GIVEN REQUEST:
Could you transcribe every record below exactly as written, leaving out any pictures?
——
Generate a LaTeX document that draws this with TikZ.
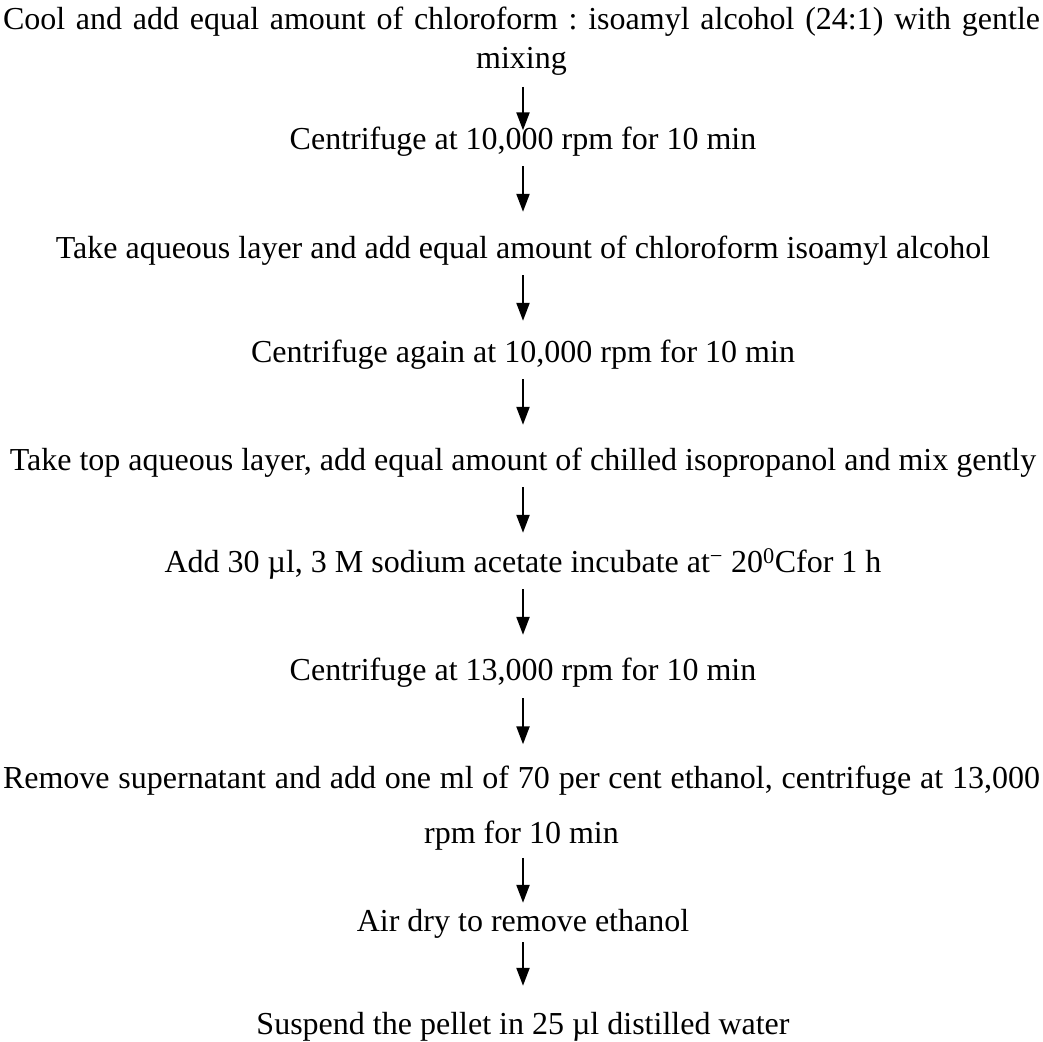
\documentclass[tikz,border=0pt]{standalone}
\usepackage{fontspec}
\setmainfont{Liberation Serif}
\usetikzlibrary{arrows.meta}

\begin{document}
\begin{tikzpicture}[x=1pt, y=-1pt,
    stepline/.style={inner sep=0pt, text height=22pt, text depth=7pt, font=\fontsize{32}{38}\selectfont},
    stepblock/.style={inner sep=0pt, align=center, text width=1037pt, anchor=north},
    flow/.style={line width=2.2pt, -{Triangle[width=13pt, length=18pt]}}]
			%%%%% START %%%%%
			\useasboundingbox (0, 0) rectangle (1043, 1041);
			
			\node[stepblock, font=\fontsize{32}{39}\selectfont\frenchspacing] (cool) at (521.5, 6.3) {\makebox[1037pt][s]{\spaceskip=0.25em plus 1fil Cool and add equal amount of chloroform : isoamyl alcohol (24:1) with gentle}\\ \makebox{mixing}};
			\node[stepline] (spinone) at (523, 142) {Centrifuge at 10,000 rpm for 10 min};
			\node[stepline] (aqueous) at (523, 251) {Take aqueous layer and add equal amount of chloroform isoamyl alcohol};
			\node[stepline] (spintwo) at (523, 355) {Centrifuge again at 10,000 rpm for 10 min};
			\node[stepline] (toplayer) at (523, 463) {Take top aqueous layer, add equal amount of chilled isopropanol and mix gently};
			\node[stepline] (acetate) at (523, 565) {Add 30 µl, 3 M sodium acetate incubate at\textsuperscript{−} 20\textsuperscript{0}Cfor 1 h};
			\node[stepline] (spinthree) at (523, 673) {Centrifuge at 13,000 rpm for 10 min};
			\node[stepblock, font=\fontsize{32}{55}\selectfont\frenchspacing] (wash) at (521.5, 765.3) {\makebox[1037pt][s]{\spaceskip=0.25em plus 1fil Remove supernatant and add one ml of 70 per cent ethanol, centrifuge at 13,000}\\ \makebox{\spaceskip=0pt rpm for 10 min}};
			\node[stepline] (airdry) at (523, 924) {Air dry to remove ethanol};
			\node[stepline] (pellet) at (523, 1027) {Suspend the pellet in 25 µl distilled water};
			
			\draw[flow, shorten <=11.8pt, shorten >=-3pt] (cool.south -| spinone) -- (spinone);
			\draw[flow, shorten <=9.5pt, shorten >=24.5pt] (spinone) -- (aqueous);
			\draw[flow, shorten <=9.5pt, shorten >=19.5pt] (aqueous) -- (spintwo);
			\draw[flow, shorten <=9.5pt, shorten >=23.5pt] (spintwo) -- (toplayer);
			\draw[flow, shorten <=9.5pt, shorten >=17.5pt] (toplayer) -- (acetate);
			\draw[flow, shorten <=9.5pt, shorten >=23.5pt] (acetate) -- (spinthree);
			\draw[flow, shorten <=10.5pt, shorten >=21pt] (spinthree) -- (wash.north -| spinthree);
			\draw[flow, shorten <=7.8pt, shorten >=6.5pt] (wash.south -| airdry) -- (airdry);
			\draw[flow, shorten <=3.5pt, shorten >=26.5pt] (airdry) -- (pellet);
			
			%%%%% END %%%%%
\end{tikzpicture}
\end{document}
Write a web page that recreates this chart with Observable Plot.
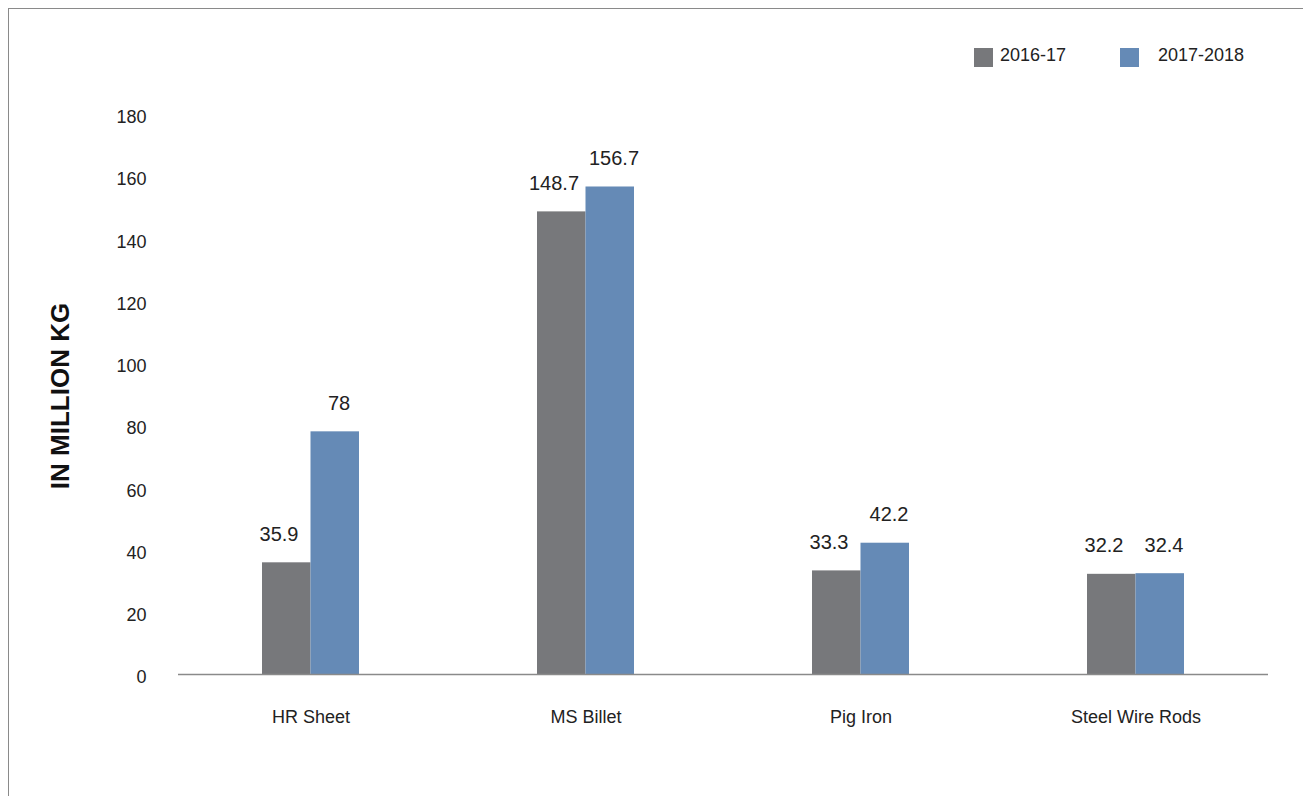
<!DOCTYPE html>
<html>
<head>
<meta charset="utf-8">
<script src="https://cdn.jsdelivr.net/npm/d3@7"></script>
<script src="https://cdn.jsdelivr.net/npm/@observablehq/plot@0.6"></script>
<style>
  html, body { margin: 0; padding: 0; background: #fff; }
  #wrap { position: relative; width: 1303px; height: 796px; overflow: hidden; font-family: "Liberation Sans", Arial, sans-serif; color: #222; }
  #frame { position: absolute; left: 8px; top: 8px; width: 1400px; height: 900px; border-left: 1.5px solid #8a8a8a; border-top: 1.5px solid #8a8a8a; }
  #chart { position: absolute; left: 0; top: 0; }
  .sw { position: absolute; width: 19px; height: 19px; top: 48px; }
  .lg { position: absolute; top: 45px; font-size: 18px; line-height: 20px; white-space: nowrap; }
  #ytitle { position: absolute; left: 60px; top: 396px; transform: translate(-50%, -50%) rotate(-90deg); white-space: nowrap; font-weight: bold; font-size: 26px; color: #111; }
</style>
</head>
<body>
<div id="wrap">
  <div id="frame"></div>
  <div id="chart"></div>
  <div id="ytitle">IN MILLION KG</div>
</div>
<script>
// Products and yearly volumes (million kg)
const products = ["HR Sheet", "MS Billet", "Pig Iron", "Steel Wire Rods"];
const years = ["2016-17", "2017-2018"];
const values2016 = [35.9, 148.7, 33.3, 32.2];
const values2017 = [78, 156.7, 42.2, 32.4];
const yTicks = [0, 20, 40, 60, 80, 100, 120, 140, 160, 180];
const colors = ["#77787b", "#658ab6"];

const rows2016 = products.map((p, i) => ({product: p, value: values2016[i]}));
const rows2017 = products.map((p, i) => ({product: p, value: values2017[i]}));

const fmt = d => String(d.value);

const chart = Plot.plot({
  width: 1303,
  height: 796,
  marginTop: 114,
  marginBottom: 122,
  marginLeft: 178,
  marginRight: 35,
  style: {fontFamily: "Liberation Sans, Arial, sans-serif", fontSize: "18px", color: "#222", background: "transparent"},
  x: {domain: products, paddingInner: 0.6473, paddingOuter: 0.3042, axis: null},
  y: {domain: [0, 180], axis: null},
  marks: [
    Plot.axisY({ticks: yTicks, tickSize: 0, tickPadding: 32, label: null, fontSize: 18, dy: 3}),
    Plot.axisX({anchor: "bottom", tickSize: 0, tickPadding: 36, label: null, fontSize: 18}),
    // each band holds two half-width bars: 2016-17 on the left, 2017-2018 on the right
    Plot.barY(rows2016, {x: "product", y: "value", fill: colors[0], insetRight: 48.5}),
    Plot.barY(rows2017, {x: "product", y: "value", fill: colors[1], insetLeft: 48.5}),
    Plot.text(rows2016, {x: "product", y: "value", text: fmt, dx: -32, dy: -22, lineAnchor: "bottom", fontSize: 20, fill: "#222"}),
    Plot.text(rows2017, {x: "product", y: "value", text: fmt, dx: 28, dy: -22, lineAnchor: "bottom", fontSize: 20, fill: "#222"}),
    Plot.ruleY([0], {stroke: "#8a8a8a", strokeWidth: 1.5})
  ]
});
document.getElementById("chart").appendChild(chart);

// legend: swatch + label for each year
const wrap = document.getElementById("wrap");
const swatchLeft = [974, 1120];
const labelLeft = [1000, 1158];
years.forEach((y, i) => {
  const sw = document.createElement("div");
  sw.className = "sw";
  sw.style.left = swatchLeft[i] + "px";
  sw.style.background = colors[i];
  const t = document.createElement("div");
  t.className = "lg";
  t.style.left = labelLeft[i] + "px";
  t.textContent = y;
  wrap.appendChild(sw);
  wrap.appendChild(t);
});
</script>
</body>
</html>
——
SOLUTION BELOW:
Generate a LaTeX document that draws this with TikZ.
\documentclass[tikz,border=0pt]{standalone}
\usepackage{fontspec}
\setmainfont{Liberation Serif}
\usetikzlibrary{arrows.meta}

\begin{document}
\begin{tikzpicture}[x=1pt, y=-1pt,
    stepline/.style={inner sep=0pt, text height=22pt, text depth=7pt, font=\fontsize{32}{38}\selectfont},
    stepblock/.style={inner sep=0pt, align=center, text width=1037pt, anchor=north},
    flow/.style={line width=2.2pt, -{Triangle[width=13pt, length=18pt]}}]
			%%%%% START %%%%%
			\useasboundingbox (0, 0) rectangle (1043, 1041);
			
			\node[stepblock, font=\fontsize{32}{39}\selectfont\frenchspacing] (cool) at (521.5, 6.3) {\makebox[1037pt][s]{\spaceskip=0.25em plus 1fil Cool and add equal amount of chloroform : isoamyl alcohol (24:1) with gentle}\\ \makebox{mixing}};
			\node[stepline] (spinone) at (523, 142) {Centrifuge at 10,000 rpm for 10 min};
			\node[stepline] (aqueous) at (523, 251) {Take aqueous layer and add equal amount of chloroform isoamyl alcohol};
			\node[stepline] (spintwo) at (523, 355) {Centrifuge again at 10,000 rpm for 10 min};
			\node[stepline] (toplayer) at (523, 463) {Take top aqueous layer, add equal amount of chilled isopropanol and mix gently};
			\node[stepline] (acetate) at (523, 565) {Add 30 µl, 3 M sodium acetate incubate at\textsuperscript{−} 20\textsuperscript{0}Cfor 1 h};
			\node[stepline] (spinthree) at (523, 673) {Centrifuge at 13,000 rpm for 10 min};
			\node[stepblock, font=\fontsize{32}{55}\selectfont\frenchspacing] (wash) at (521.5, 765.3) {\makebox[1037pt][s]{\spaceskip=0.25em plus 1fil Remove supernatant and add one ml of 70 per cent ethanol, centrifuge at 13,000}\\ \makebox{\spaceskip=0pt rpm for 10 min}};
			\node[stepline] (airdry) at (523, 924) {Air dry to remove ethanol};
			\node[stepline] (pellet) at (523, 1027) {Suspend the pellet in 25 µl distilled water};
			
			\draw[flow, shorten <=11.8pt, shorten >=-3pt] (cool.south -| spinone) -- (spinone);
			\draw[flow, shorten <=9.5pt, shorten >=24.5pt] (spinone) -- (aqueous);
			\draw[flow, shorten <=9.5pt, shorten >=19.5pt] (aqueous) -- (spintwo);
			\draw[flow, shorten <=9.5pt, shorten >=23.5pt] (spintwo) -- (toplayer);
			\draw[flow, shorten <=9.5pt, shorten >=17.5pt] (toplayer) -- (acetate);
			\draw[flow, shorten <=9.5pt, shorten >=23.5pt] (acetate) -- (spinthree);
			\draw[flow, shorten <=10.5pt, shorten >=21pt] (spinthree) -- (wash.north -| spinthree);
			\draw[flow, shorten <=7.8pt, shorten >=6.5pt] (wash.south -| airdry) -- (airdry);
			\draw[flow, shorten <=3.5pt, shorten >=26.5pt] (airdry) -- (pellet);
			
			%%%%% END %%%%%
\end{tikzpicture}
\end{document}
Write a web page that recreates this chart with Observable Plot.
<!DOCTYPE html>
<html>
<head>
<meta charset="utf-8">
<script src="https://cdn.jsdelivr.net/npm/d3@7"></script>
<script src="https://cdn.jsdelivr.net/npm/@observablehq/plot@0.6"></script>
<style>
  html, body { margin: 0; padding: 0; background: #fff; }
  #wrap { position: relative; width: 1303px; height: 796px; overflow: hidden; font-family: "Liberation Sans", Arial, sans-serif; color: #222; }
  #frame { position: absolute; left: 8px; top: 8px; width: 1400px; height: 900px; border-left: 1.5px solid #8a8a8a; border-top: 1.5px solid #8a8a8a; }
  #chart { position: absolute; left: 0; top: 0; }
  .sw { position: absolute; width: 19px; height: 19px; top: 48px; }
  .lg { position: absolute; top: 45px; font-size: 18px; line-height: 20px; white-space: nowrap; }
  #ytitle { position: absolute; left: 60px; top: 396px; transform: translate(-50%, -50%) rotate(-90deg); white-space: nowrap; font-weight: bold; font-size: 26px; color: #111; }
</style>
</head>
<body>
<div id="wrap">
  <div id="frame"></div>
  <div id="chart"></div>
  <div id="ytitle">IN MILLION KG</div>
</div>
<script>
// Products and yearly volumes (million kg)
const products = ["HR Sheet", "MS Billet", "Pig Iron", "Steel Wire Rods"];
const years = ["2016-17", "2017-2018"];
const values2016 = [35.9, 148.7, 33.3, 32.2];
const values2017 = [78, 156.7, 42.2, 32.4];
const yTicks = [0, 20, 40, 60, 80, 100, 120, 140, 160, 180];
const colors = ["#77787b", "#658ab6"];

const rows2016 = products.map((p, i) => ({product: p, value: values2016[i]}));
const rows2017 = products.map((p, i) => ({product: p, value: values2017[i]}));

const fmt = d => String(d.value);

const chart = Plot.plot({
  width: 1303,
  height: 796,
  marginTop: 114,
  marginBottom: 122,
  marginLeft: 178,
  marginRight: 35,
  style: {fontFamily: "Liberation Sans, Arial, sans-serif", fontSize: "18px", color: "#222", background: "transparent"},
  x: {domain: products, paddingInner: 0.6473, paddingOuter: 0.3042, axis: null},
  y: {domain: [0, 180], axis: null},
  marks: [
    Plot.axisY({ticks: yTicks, tickSize: 0, tickPadding: 32, label: null, fontSize: 18, dy: 3}),
    Plot.axisX({anchor: "bottom", tickSize: 0, tickPadding: 36, label: null, fontSize: 18}),
    // each band holds two half-width bars: 2016-17 on the left, 2017-2018 on the right
    Plot.barY(rows2016, {x: "product", y: "value", fill: colors[0], insetRight: 48.5}),
    Plot.barY(rows2017, {x: "product", y: "value", fill: colors[1], insetLeft: 48.5}),
    Plot.text(rows2016, {x: "product", y: "value", text: fmt, dx: -32, dy: -22, lineAnchor: "bottom", fontSize: 20, fill: "#222"}),
    Plot.text(rows2017, {x: "product", y: "value", text: fmt, dx: 28, dy: -22, lineAnchor: "bottom", fontSize: 20, fill: "#222"}),
    Plot.ruleY([0], {stroke: "#8a8a8a", strokeWidth: 1.5})
  ]
});
document.getElementById("chart").appendChild(chart);

// legend: swatch + label for each year
const wrap = document.getElementById("wrap");
const swatchLeft = [974, 1120];
const labelLeft = [1000, 1158];
years.forEach((y, i) => {
  const sw = document.createElement("div");
  sw.className = "sw";
  sw.style.left = swatchLeft[i] + "px";
  sw.style.background = colors[i];
  const t = document.createElement("div");
  t.className = "lg";
  t.style.left = labelLeft[i] + "px";
  t.textContent = y;
  wrap.appendChild(sw);
  wrap.appendChild(t);
});
</script>
</body>
</html>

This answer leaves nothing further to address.